Question:  So, under your proposed free banking regime, what will the dollar be worth in gold?

Answer:  Nothing.

In a free banking regime, each local bank issues its own currency and those currencies are individually redeemable in commodity money.  The dollar will no longer exist.



Question:  But those currencies will be backed up by gold, right?

Answer:  I never used the word “gold” in my book.  I spoke only of commodity money.  In ancient times, commodity money was cattle.  In modern time, it is gold.  In the future, who knows?  Maybe oil.  See my paper, An Answer to Stephen Zarlenga, to learn more about the origin of money. 



Question:  Do you discuss free banking on this website?

Answer:  Briefly, in my Simplified Exposition.  But to get the full treatment, you will have to buy my book.



Also, see my related paper, Socialism without Seizure is still Socialism.


Update


This paper was written at the time that Fannie and Freddie were being bailed out, but before AIG was bailed out. Now, at the time that Paulson is ramming his $700B bailout through Congress, the socialists are out in force, conflating free enterprise with fascism. For example, Stephen Zarlenga writes, "The private sector has failed.
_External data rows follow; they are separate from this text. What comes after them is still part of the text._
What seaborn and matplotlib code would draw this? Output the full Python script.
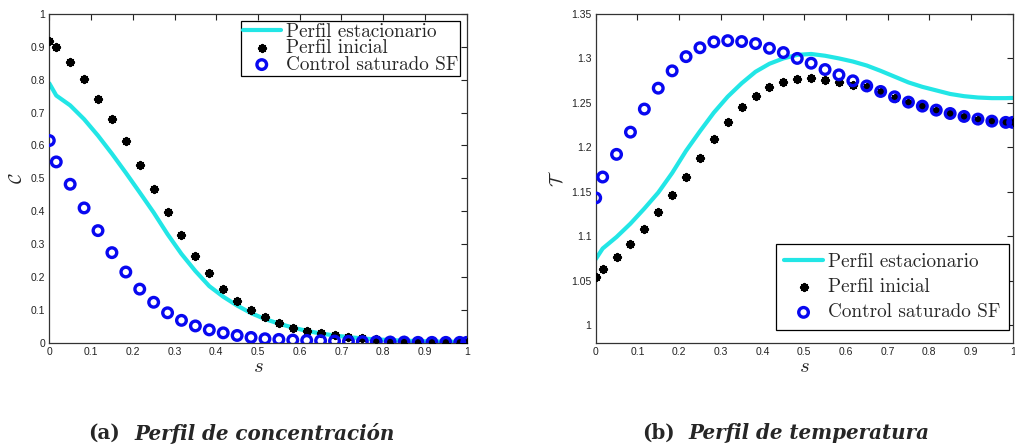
import numpy as np
import pandas as pd
import matplotlib
matplotlib.use('Agg')
import matplotlib.pyplot as plt
import seaborn as sns

# -----------------------------
# Data
# -----------------------------
s_nodes = [0, 1/60, 3/60, 5/60, 7/60, 9/60, 11/60, 13/60, 15/60, 17/60, 19/60,
           21/60, 23/60, 25/60, 27/60, 29/60, 31/60, 33/60, 35/60, 37/60, 39/60,
           41/60, 43/60, 45/60, 47/60, 49/60, 51/60, 53/60, 55/60, 57/60, 59/60, 1]

# concentration
c_estacionario = [0.789, 0.752, 0.722, 0.680, 0.630, 0.575, 0.517, 0.457, 0.396, 0.330,
                  0.270, 0.218, 0.172, 0.140, 0.113, 0.090, 0.072, 0.058, 0.046, 0.036,
                  0.028, 0.022, 0.017, 0.013, 0.010, 0.008, 0.006, 0.005, 0.004, 0.003,
                  0.003, 0.003]
c_inicial = [0.919, 0.901, 0.854, 0.801, 0.742, 0.681, 0.613, 0.542, 0.469, 0.397,
             0.328, 0.265, 0.211, 0.164, 0.128, 0.098, 0.077, 0.059, 0.046, 0.037,
             0.029, 0.024, 0.018, 0.014, 0.011, 0.009, 0.007, 0.005, 0.004, 0.003,
             0.002, 0.002]
c_control = [0.615, 0.550, 0.482, 0.410, 0.341, 0.274, 0.215, 0.163, 0.123, 0.091,
             0.068, 0.051, 0.039, 0.030, 0.022, 0.016, 0.012, 0.010, 0.008, 0.007,
             0.006, 0.005, 0.004, 0.003, 0.003, 0.002, 0.002, 0.001, 0.001, 0.001,
             0.001, 0.001]

# temperature
t_estacionario = [1.074, 1.086, 1.099, 1.114, 1.131, 1.149, 1.171, 1.196, 1.218, 1.239,
                  1.257, 1.272, 1.285, 1.294, 1.300, 1.304, 1.305, 1.303, 1.300, 1.2965,
                  1.292, 1.286, 1.2795, 1.273, 1.268, 1.264, 1.260, 1.2575, 1.256, 1.2553,
                  1.2553, 1.2555]
t_inicial = [1.054, 1.063, 1.076, 1.091, 1.108, 1.127, 1.146, 1.167, 1.188, 1.209,
             1.228, 1.245, 1.258, 1.268, 1.274, 1.277, 1.278, 1.276, 1.273, 1.270,
             1.268, 1.262, 1.256, 1.250, 1.246, 1.241, 1.238, 1.234, 1.231, 1.229,
             1.228, 1.228]
t_control = [1.143, 1.1665, 1.192, 1.217, 1.243, 1.2665, 1.286, 1.302, 1.312, 1.3186,
             1.320, 1.319, 1.3167, 1.3114, 1.3066, 1.300, 1.2946, 1.2875, 1.2815, 1.2748,
             1.269, 1.2628, 1.2568, 1.2508, 1.2463, 1.2418, 1.238, 1.2347, 1.2317, 1.2294,
             1.228, 1.228]

labels = ['Perfil estacionario', 'Perfil inicial', 'Control saturado SF']
captions = [('(a)', 'Perfil de concentración'), ('(b)', 'Perfil de temperatura')]

df_c = pd.DataFrame({'s': s_nodes, 'est': c_estacionario, 'ini': c_inicial, 'ctl': c_control})
df_t = pd.DataFrame({'s': s_nodes, 'est': t_estacionario, 'ini': t_inicial, 'ctl': t_control})

# -----------------------------
# Style
# -----------------------------
sns.set_style('white')
plt.rcParams['mathtext.fontset'] = 'cm'
plt.rcParams['font.family'] = ['Liberation Sans', 'DejaVu Sans']

CYAN = '#22e6e6'
BLUE = '#0808f0'

fig = plt.figure(figsize=(10.15, 4.48), dpi=100)
W, H = 1015, 448
ax1 = fig.add_axes([49.3 / W, 1 - 342.7 / H, 417.4 / W, 328.7 / H])
ax2 = fig.add_axes([595.7 / W, 1 - 342.7 / H, 417.0 / W, 328.7 / H])


def draw(ax, df):
    sns.lineplot(data=df, x='s', y='est', ax=ax, color=CYAN, linewidth=3.0,
                 label=labels[0], zorder=2)
    sns.scatterplot(data=df, x='s', y='ini', ax=ax, marker=(8, 2, 0), color='black',
                    s=24, linewidth=1.8, label=labels[1], zorder=3)
    sns.scatterplot(data=df, x='s', y='ctl', ax=ax, marker='o', facecolor='none',
                    edgecolor=BLUE, s=48, linewidth=2.4, label=labels[2], zorder=4)
    ax.set_xlim(0, 1)
    ax.set_xticks(np.arange(0, 1.01, 0.1))
    ax.set_xticklabels(['0'] + [f'{v:.1f}' for v in np.arange(0.1, 0.95, 0.1)] + ['1'])
    ax.tick_params(direction='in', length=4, width=0.8, top=True, right=True,
                   labelsize=7.5, pad=3, colors='#222222')
    for sp in ax.spines.values():
        sp.set_color('#333333')
        sp.set_linewidth(0.9)
    ax.set_xlabel(r'$s$', fontsize=15, labelpad=0)


draw(ax1, df_c)
ax1.set_ylim(0, 1)
ax1.set_yticks(np.arange(0, 1.01, 0.1))
ax1.set_yticklabels(['0'] + [f'{v:.1f}' for v in np.arange(0.1, 0.95, 0.1)] + ['1'])
ax1.set_ylabel(r'$\mathcal{C}$', fontsize=13, labelpad=3)

draw(ax2, df_t)
ax2.set_ylim(0.98, 1.35)
ax2.set_yticks([1, 1.05, 1.1, 1.15, 1.2, 1.25, 1.3, 1.35])
ax2.set_yticklabels(['1', '1.05', '1.1', '1.15', '1.2', '1.25', '1.3', '1.35'])
ax2.set_ylabel(r'$\mathcal{T}$', fontsize=13, labelpad=3)

leg_kw = dict(prop={'family': 'cmr10', 'size': 13.8}, frameon=True, fancybox=False,
              framealpha=1, edgecolor='black', handlelength=2.0, handletextpad=0.25,
              borderaxespad=0)
lg1 = ax1.legend(loc='upper right', bbox_to_anchor=((460 - 49.3) / 417.4, (342.7 - 21) / 328.7),
                 labelspacing=-0.08, borderpad=0.1, **leg_kw)
lg2 = ax2.legend(loc='lower right', bbox_to_anchor=((1008.5 - 595.7) / 417.0, (342.7 - 330) / 328.7),
                 labelspacing=0.38, borderpad=0.45, **leg_kw)
for lg in (lg1, lg2):
    lg.get_frame().set_linewidth(0.9)

# captions
for (tag, txt), x0 in zip(captions, [88, 642]):
    fig.text(x0 / W, 1 - 433 / H, tag, family='DejaVu Serif', weight='bold',
             fontsize=14.3, va='center', ha='left')
    fig.text((x0 + 46) / W, 1 - 433 / H, txt, family='DejaVu Serif', weight='bold',
             style='italic', fontsize=14.3, va='center', ha='left')

fig.savefig('out.png', dpi=100)
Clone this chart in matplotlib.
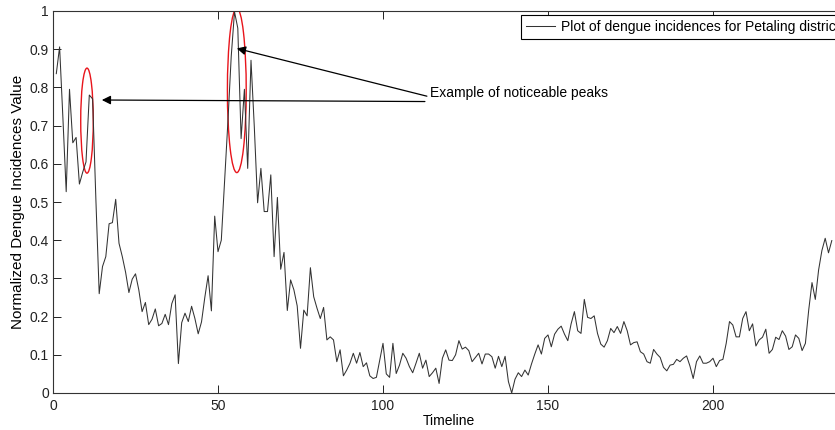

The public sector is expected to rescue them and it will. Therefore the public sector should control the money system to benefit the country."

Frankly, the ostensibly free-market economists are not helping to clear things up. Their silence at the time that the Federal Reserve and Government Sponsored Enterprises were prosperous gave such institutions their implicit stamp of approval. So, when socialists now say "the private sector has failed," it sounds revisionist when free-market economists suddenly find their voice and argue that the financial crisis is actually a failure of government. To compound the confusion, when strident fascists like Henry Paulson demand that our relatively mild form of fascism be replaced with a much more overt form of fascism, they denounce him as a socialist, which just makes them sound ignorant.

So get it straight: Paulson is a fascist, Zarlenga is a socialist and I am a free-market economist - apparently the only consistent one.